Record set:
· · · · · · ·
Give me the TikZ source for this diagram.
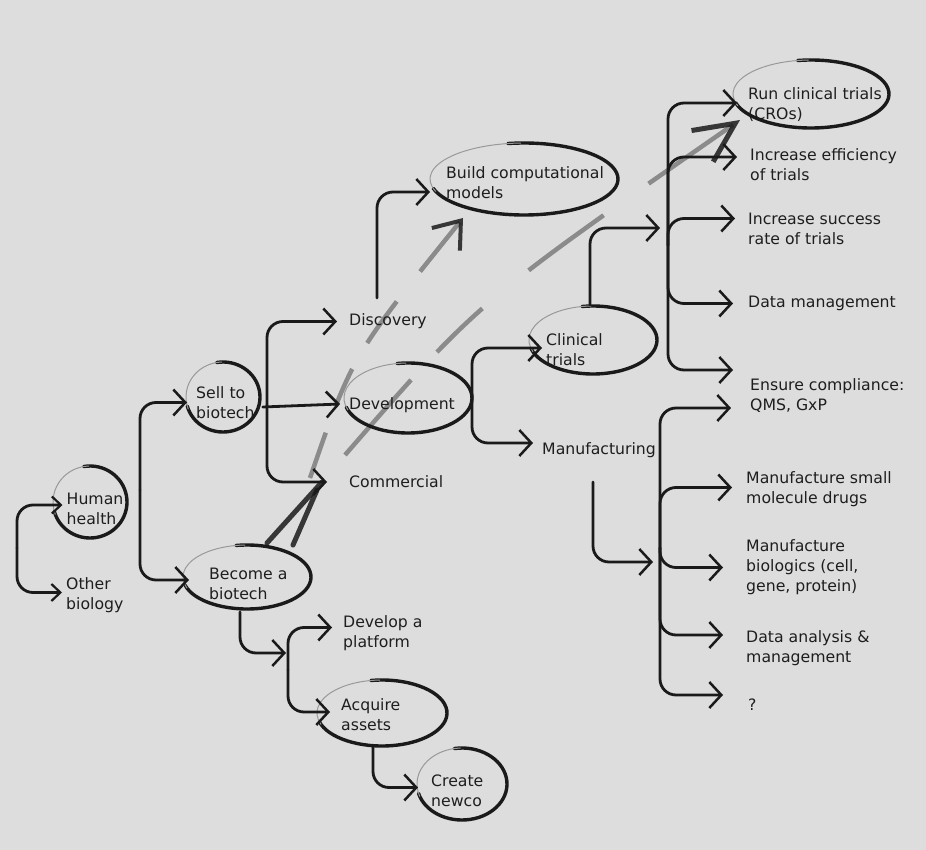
· · · · · · ·
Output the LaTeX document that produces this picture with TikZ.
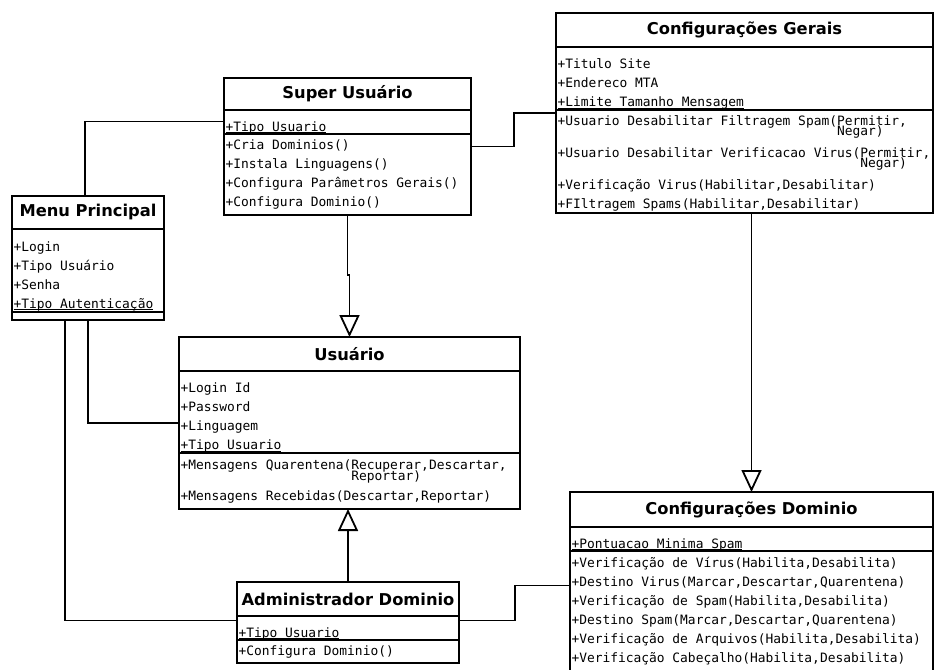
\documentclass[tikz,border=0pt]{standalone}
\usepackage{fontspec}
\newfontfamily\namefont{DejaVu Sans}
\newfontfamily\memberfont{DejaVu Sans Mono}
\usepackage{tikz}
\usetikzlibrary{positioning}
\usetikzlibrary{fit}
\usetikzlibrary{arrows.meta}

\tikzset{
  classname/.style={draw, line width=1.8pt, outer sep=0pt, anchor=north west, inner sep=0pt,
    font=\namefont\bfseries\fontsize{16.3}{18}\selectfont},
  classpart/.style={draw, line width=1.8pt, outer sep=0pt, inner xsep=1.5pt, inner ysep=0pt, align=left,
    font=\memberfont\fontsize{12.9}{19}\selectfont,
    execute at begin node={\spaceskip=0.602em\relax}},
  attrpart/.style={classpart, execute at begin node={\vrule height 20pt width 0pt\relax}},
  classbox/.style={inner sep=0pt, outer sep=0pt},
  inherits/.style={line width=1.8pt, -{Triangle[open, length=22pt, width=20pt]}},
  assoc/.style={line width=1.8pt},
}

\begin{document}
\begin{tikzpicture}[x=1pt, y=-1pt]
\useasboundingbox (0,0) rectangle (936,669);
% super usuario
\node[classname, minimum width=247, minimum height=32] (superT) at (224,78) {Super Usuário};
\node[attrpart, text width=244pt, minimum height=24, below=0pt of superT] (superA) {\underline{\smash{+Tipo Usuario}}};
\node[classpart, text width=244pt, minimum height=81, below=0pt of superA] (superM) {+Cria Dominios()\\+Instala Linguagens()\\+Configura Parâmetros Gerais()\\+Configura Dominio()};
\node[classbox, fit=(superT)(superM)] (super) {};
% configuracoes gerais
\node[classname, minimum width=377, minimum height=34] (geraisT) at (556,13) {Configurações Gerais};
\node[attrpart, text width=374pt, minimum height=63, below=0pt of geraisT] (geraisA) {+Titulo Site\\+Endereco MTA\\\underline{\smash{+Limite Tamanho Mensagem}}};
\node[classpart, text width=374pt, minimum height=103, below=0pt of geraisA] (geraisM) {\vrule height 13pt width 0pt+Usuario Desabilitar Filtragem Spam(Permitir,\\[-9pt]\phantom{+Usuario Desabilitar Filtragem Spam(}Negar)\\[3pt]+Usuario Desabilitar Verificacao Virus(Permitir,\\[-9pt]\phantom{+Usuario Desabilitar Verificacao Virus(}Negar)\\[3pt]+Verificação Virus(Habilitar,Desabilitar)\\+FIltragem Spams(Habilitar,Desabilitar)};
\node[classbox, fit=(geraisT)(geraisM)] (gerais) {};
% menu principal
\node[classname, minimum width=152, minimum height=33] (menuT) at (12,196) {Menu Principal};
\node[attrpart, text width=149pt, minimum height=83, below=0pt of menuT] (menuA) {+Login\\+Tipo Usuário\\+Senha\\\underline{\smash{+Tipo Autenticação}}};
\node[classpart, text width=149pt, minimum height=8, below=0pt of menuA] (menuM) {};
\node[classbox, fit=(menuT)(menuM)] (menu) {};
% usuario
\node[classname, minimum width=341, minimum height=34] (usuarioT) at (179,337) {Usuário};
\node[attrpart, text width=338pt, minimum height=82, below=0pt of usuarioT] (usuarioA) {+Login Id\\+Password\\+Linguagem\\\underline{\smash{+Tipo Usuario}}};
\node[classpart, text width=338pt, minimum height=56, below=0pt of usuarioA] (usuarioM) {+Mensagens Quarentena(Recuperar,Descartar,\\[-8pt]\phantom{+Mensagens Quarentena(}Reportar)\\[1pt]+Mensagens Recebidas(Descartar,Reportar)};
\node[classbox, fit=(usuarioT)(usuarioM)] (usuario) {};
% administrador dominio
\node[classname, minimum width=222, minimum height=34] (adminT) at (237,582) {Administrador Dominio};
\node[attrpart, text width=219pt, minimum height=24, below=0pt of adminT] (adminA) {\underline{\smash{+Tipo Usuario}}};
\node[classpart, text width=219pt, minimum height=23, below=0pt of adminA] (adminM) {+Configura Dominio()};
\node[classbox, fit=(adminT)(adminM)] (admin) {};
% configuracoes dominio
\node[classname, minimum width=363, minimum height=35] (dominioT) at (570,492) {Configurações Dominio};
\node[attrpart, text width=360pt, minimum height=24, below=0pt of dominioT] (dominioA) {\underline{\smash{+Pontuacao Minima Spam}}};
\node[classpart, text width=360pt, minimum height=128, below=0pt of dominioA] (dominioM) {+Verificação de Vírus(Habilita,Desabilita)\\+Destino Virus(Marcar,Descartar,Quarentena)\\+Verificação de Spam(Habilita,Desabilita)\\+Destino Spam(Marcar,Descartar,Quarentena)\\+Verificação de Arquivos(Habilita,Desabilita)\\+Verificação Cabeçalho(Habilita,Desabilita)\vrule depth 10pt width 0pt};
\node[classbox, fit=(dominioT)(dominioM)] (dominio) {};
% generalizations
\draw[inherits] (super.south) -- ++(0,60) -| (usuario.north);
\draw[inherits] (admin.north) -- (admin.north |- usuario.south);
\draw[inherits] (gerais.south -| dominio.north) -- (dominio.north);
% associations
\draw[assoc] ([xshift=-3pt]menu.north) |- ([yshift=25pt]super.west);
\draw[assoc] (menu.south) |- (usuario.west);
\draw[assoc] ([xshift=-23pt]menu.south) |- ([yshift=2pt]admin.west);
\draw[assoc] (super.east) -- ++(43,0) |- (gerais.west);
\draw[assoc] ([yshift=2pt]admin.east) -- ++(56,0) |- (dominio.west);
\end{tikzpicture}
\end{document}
· · · · · · ·
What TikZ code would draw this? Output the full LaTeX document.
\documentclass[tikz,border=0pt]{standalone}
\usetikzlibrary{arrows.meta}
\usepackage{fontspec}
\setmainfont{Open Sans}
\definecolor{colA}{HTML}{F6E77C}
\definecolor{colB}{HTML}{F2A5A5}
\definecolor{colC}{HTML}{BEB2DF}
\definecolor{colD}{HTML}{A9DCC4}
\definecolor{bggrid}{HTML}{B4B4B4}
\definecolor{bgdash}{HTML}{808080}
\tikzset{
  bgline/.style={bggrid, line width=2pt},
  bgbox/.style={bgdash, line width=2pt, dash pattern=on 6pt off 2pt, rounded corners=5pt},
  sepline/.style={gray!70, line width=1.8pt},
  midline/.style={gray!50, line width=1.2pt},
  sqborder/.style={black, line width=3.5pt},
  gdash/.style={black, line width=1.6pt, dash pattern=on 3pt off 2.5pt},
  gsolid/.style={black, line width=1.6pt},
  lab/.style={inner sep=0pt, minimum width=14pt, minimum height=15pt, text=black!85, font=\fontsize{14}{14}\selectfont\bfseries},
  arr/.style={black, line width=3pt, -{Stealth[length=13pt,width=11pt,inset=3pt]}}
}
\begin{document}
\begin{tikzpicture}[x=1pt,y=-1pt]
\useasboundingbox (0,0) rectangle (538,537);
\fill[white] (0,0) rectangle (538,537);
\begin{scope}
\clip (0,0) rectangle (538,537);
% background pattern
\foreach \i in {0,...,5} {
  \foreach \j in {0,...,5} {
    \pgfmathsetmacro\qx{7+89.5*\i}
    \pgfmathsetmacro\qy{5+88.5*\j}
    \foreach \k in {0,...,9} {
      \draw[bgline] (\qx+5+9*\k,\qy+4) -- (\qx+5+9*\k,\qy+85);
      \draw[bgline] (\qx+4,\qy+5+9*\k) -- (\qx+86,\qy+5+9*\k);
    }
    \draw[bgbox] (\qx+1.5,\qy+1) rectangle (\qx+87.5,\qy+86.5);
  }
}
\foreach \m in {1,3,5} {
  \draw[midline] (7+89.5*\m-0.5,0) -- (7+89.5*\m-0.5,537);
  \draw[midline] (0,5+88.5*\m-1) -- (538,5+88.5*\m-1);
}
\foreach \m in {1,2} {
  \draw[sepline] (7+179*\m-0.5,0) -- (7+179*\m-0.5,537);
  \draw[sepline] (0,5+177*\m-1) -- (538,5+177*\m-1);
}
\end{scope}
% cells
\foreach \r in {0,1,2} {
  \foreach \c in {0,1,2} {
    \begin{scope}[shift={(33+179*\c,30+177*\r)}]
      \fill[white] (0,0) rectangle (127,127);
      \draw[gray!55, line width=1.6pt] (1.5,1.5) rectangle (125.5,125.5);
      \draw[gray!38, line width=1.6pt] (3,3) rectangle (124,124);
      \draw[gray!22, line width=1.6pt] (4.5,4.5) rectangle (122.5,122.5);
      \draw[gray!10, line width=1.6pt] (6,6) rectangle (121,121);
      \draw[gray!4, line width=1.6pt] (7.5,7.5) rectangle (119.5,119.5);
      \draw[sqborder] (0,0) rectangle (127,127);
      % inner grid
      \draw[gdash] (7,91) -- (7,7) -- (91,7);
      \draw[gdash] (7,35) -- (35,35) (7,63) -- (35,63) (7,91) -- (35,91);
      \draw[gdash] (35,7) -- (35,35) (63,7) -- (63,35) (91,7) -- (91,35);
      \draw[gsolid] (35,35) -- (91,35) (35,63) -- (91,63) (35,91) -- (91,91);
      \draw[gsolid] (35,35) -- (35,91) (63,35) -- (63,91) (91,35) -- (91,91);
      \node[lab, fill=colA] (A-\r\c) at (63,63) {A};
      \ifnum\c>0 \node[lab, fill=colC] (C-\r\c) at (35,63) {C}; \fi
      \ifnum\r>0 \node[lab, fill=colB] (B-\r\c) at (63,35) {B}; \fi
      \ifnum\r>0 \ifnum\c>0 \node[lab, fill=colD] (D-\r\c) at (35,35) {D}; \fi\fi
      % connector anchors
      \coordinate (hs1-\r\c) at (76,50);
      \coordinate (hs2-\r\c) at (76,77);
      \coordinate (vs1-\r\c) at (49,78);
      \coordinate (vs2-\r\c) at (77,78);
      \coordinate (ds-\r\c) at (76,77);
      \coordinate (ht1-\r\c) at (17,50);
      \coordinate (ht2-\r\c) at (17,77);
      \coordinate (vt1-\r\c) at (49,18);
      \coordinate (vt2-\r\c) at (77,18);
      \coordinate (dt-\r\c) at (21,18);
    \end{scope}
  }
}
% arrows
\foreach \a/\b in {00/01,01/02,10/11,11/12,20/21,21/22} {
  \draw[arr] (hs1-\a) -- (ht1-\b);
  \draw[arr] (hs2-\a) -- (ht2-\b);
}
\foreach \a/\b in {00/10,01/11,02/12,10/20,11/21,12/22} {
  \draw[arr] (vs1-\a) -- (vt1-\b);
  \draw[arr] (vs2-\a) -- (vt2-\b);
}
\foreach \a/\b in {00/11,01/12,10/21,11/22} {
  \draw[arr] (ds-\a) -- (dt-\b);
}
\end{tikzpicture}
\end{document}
· · · · · · ·
Exercise details: Locate the word "Output" in the records above, and return each line that has it.

Exercise result:
Output the LaTeX document that produces this picture with TikZ.
What TikZ code would draw this? Output the full LaTeX document.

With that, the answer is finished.